### [Data provided]
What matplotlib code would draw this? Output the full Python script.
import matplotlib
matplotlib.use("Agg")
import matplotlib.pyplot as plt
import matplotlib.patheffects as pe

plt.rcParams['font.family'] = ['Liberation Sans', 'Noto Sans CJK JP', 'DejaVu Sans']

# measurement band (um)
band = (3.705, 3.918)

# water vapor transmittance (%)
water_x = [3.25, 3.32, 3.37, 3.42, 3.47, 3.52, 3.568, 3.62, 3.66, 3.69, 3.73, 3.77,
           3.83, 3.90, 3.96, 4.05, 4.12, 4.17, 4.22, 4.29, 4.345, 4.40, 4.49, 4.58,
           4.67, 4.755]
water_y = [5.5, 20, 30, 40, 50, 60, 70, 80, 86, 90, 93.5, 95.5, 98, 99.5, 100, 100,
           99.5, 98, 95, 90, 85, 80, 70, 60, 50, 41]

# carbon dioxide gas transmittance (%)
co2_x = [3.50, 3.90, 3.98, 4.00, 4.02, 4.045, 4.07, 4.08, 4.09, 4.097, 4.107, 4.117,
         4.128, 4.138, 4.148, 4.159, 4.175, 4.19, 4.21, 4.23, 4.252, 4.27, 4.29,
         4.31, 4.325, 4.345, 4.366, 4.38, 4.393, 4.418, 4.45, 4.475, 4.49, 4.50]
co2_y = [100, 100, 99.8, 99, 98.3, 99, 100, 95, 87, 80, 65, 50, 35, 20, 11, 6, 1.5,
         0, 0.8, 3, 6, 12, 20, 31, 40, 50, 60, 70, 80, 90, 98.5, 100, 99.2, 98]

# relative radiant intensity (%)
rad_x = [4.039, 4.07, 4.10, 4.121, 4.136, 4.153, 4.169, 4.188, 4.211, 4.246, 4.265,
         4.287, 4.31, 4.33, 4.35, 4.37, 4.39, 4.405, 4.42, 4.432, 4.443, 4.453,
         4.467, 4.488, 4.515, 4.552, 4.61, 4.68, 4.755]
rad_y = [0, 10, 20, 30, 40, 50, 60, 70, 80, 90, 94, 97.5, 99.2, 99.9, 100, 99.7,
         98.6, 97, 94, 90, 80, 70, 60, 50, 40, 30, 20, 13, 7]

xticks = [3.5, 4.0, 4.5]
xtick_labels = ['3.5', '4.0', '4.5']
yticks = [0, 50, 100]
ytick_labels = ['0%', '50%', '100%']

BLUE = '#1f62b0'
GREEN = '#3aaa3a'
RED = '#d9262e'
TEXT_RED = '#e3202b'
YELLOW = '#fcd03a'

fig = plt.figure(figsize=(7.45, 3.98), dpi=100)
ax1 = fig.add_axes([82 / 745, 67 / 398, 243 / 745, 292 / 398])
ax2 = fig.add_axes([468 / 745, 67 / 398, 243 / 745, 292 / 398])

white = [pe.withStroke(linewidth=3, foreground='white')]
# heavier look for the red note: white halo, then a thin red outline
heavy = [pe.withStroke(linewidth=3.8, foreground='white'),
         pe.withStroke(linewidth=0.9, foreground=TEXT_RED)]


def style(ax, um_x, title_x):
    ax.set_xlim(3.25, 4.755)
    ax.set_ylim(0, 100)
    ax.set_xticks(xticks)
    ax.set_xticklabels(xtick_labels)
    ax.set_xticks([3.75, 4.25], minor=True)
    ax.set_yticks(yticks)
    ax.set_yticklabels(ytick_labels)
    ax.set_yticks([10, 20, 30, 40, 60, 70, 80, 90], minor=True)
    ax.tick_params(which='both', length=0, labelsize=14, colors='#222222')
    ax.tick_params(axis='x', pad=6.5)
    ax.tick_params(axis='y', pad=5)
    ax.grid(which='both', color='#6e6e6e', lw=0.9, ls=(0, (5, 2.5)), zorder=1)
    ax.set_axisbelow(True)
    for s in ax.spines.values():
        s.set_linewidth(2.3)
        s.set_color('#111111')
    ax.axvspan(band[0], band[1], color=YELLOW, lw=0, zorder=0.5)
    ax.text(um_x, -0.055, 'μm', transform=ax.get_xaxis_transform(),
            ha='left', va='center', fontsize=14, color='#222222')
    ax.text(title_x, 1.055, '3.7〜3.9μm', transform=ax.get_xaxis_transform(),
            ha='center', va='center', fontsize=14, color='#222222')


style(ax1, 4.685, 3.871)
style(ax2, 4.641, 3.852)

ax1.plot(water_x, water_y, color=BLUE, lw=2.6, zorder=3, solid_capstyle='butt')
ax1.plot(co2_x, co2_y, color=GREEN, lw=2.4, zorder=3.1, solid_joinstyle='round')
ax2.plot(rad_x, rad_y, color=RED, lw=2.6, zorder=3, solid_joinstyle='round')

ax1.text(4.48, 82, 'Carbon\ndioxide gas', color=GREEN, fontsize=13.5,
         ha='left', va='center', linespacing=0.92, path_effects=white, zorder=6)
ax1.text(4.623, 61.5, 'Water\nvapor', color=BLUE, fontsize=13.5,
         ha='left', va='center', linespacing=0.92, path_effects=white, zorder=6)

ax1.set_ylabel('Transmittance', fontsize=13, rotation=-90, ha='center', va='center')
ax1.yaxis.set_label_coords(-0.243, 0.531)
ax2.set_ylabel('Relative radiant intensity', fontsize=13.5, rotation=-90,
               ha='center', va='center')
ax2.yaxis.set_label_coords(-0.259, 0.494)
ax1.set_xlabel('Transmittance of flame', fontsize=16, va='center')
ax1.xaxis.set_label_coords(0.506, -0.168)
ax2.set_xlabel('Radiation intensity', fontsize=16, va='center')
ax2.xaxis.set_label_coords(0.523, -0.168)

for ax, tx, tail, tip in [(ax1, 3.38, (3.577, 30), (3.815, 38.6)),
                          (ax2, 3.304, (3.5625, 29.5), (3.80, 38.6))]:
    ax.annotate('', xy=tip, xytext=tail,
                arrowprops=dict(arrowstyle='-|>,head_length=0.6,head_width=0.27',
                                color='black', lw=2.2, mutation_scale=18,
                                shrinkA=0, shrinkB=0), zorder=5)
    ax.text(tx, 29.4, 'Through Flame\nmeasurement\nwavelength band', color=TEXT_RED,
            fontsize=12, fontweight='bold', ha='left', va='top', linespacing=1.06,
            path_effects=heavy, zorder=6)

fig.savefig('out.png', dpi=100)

### [Task to complete]
What you return should be the lines from the start of the data through the line with "band = (3.705, 3.918)", quoted exactly and nothing more.

### [Final result]
What matplotlib code would draw this? Output the full Python script.
import matplotlib
matplotlib.use("Agg")
import matplotlib.pyplot as plt
import matplotlib.patheffects as pe

plt.rcParams['font.family'] = ['Liberation Sans', 'Noto Sans CJK JP', 'DejaVu Sans']

# measurement band (um)
band = (3.705, 3.918)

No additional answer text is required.